Buyer shall (i) follow all instructions and directions of the respective manufacturer for the use of the material; (ii) use safety protocol installation, devices and protective equipment as specified by the material’s manufacturer; and (iii) follow all applicable legal requirements in the use of the material. Buyer shall indemnify and hold Seller and its affiliates companies, directors, officers, agents, employees, successor and assigns, harmless from and against any and all claims, demands, actions, causes of action, suits, liabilities, losses, damages, judgments, settlements and compromises for bodily injury, death, property damage, or economic loss, as well as any and all costs and expenses relating thereto, including reasonably attorney’s fees, relating to, resulting from, relating to or arising out of the use, installation, ownership or condition of any of the material purchased by Buyer hereunder. The indemnification and hold harmless provisions set forth in these Terms and Conditions shall be binding upon the successors, assigns of Buyer.

NOTWITHSTANDING ANY PROVISIONS IN THESE TERMS AND CONDITIONS OR ANY INVOICE/PURCHASE ORDER ISSUED HEREUNDER TO THE CONTRARY, SELLER SHALL NOT UNDER ANY CIRCUMSTANCES BE LIABLE FOR SPECIAL, INDIRECT, INCIDENTAL OR CONSEQUENTIAL DAMAGES WHETHER IN OR ON ACCOUNT OF CONTRACT, TORT, NEGLIGENCE, STRICT LIABILITY, PROFESSIONAL LIABILITY, CONTRIBUTION, FAILURE OF REMEDY OR OTHERWISE OR FOR LOSS OF PROFITS OR REVENUE, DAMAGE TO OTHER TANGIBLE PROPERTY OF BUYER, COST OF CAPITAL, COST OF SUBSTITUTE MATERIAL, DOWNTIME COSTS, DELAYS OR CLAIMS OF BUYERS OR THIRD PARTIES FOR SUCH OR OTHER DAMAGES. 

11.   TERMINATION

Either Party shall be entitled to terminate these Terms and Conditions in the event that the other Party is in breach of any material obligation of these Terms and Conditions and does not take reasonable steps to remedy its breach within thirty (30) days following receipt of a written notice, clearly describing the breach, from the non-defaulting Party.

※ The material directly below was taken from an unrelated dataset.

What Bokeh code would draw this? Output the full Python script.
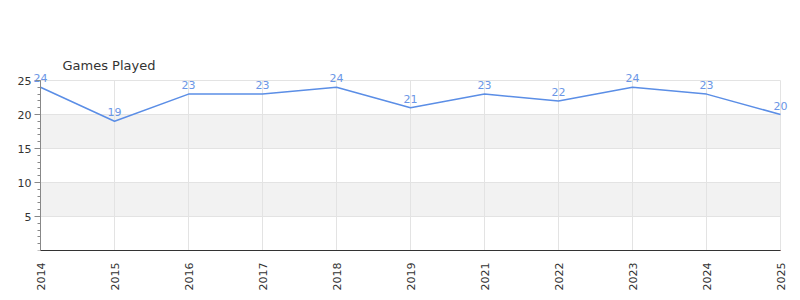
import math
from bokeh.plotting import figure
from bokeh.models import (ColumnDataSource, FixedTicker, Range1d, Label)
from bokeh.embed import file_html
from bokeh.resources import INLINE

years = ["2014", "2015", "2016", "2017", "2018", "2019", "2021", "2022", "2023", "2024", "2025"]
games = [24, 19, 23, 23, 24, 21, 23, 22, 24, 23, 20]
y_ticks = [5, 10, 15, 20, 25]
y_max = 25

idx = list(range(len(years)))
n_last = len(years) - 1
src = ColumnDataSource(dict(x=idx, y=games))

# frame is padded beyond the data area so that the value labels are not clipped
px_per_x = 74.0
px_per_y = 6.8
p = figure(width=800, height=300, output_backend="svg", toolbar_location=None,
           x_range=Range1d(-30 / px_per_x, n_last + 15 / px_per_x),
           y_range=Range1d(0, y_max + 8 / px_per_y),
           min_border_left=10, min_border_right=5, min_border_top=72, min_border_bottom=50)

p.title.text = "Games Played"
p.title.text_font = "DejaVu Sans"
p.title.text_font_style = "normal"
p.title.text_font_size = "13px"
p.title.text_color = "#333333"
p.title.offset = 52
p.title.standoff = 0

p.outline_line_color = None
p.background_fill_color = "white"

# alternating bands between y ticks (5-10, 15-20)
band_bottoms = y_ticks[0:-1:2]
band_tops = y_ticks[1::2]
p.quad(left=[0] * len(band_bottoms), right=[n_last] * len(band_bottoms),
       bottom=band_bottoms, top=band_tops,
       fill_color="#f2f2f2", line_color=None, level="image")

# grids
p.xgrid.ticker = FixedTicker(ticks=idx)
p.xgrid.grid_line_color = "#e3e3e3"
p.xgrid.cross_bounds = (0, y_max)
p.ygrid.ticker = FixedTicker(ticks=y_ticks)
p.ygrid.grid_line_color = "#e3e3e3"
p.ygrid.cross_bounds = (0, n_last)

# y axis
p.yaxis.fixed_location = 0
p.yaxis.bounds = (0, y_max)
p.yaxis.ticker = FixedTicker(ticks=y_ticks, minor_ticks=list(range(0, y_max + 1)))
p.yaxis.axis_line_color = "#888888"
p.yaxis.major_tick_line_color = "#888888"
p.yaxis.minor_tick_line_color = "#888888"
p.yaxis.major_tick_out = 6
p.yaxis.major_tick_in = 0
p.yaxis.minor_tick_out = 3
p.yaxis.minor_tick_in = 0
p.yaxis.major_label_text_font = "DejaVu Sans"
p.yaxis.major_label_text_font_size = "11px"
p.yaxis.major_label_text_color = "#333333"
p.yaxis.major_label_standoff = 3

# x axis
p.xaxis.bounds = (0, n_last)
p.xaxis.ticker = FixedTicker(ticks=idx)
p.xaxis.major_label_overrides = {i: y for i, y in enumerate(years)}
p.xaxis.major_label_orientation = math.pi / 2
p.xaxis.axis_line_color = "#333333"
p.xaxis.axis_line_width = 1
p.xaxis.major_tick_line_color = None
p.xaxis.minor_tick_line_color = None
p.xaxis.major_label_text_font = "DejaVu Sans"
p.xaxis.major_label_text_font_size = "11px"
p.xaxis.major_label_text_color = "#333333"
p.xaxis.major_label_standoff = 6

# red baseline at zero
p.segment(x0=[0], y0=[0], x1=[n_last], y1=[0], line_color="#dd0000", line_width=1)

p.line("x", "y", source=src, line_color="#5b8ee6", line_width=1.5)

for xi, g in zip(idx, games):
    p.add_layout(Label(x=xi, y=g, text=str(g), y_offset=5,
                       text_align="center", text_baseline="bottom",
                       text_font_size="11px", text_color="#6b96e6", text_font="DejaVu Sans"))

open("out.html", "w").write(file_html(p, INLINE))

12.   DISPUTE, LAW AND JURISDICTION

In the event a dispute arises between Seller and Buyer regarding the application or interpretation of any provision of these Terms and Conditions, the aggrieved Party shall promptly declare a dispute by notifying the other Party to these Terms and Conditions of the dispute within thirty (30) days after such dispute arises. If the Parties shall have failed to resolve the dispute within sixty (60) days after such dispute is declared, either Party may request that the dispute to be resolved by the courts of Palm Beach County, Florida. These Terms and Conditions, any amendment thereof, and the rights and remedies of the Parties hereof shall be governed by and construed according to the laws of the State of New York, excluding its choice of law rules, and subject to the exclusive jurisdiction of Palm Beach County courts.

13. GENERAL PROVISIONS

Any assignment of these Terms and Conditions, or any rights or duties hereunder, by either Party without the prior written consent of the other Party shall be void.

The provisions of these Terms and Conditions are for the benefit of the parties hereto and not for any other person, except as specifically provided herein.  Waiver by either Party, on any one or more occasion(s), of any right under these Terms and Conditions shall not be deemed a waiver of such right for any other or future occasion, or a waiver of any other rights hereunder. These Terms and Conditions contain the entire and only agreement between the Parties and supersede any prior oral and written understandings between the Parties.  No modifications, amendment, rescission, waiver or other change of these Terms and Conditions will be binding on Seller unless agreed to in writing by Seller’s authorized representative.  Any oral or written representation, warranty, course of dealing or trade usage not contained of reference herein will not be binding on Seller.  The invalidity, in whole or part, of any of the sections of paragraphs set forth in these Terms and Conditions will not affect the remainder of such section or paragraph or any other section or paragraph of these Terms and Conditions, and may not be amended, supplemented or modified (or any right or power granted hereunder waived) except by a written instrument signed (electronically or otherwise) by the Parties. These Terms and Conditions are binding on the Parties and its successors.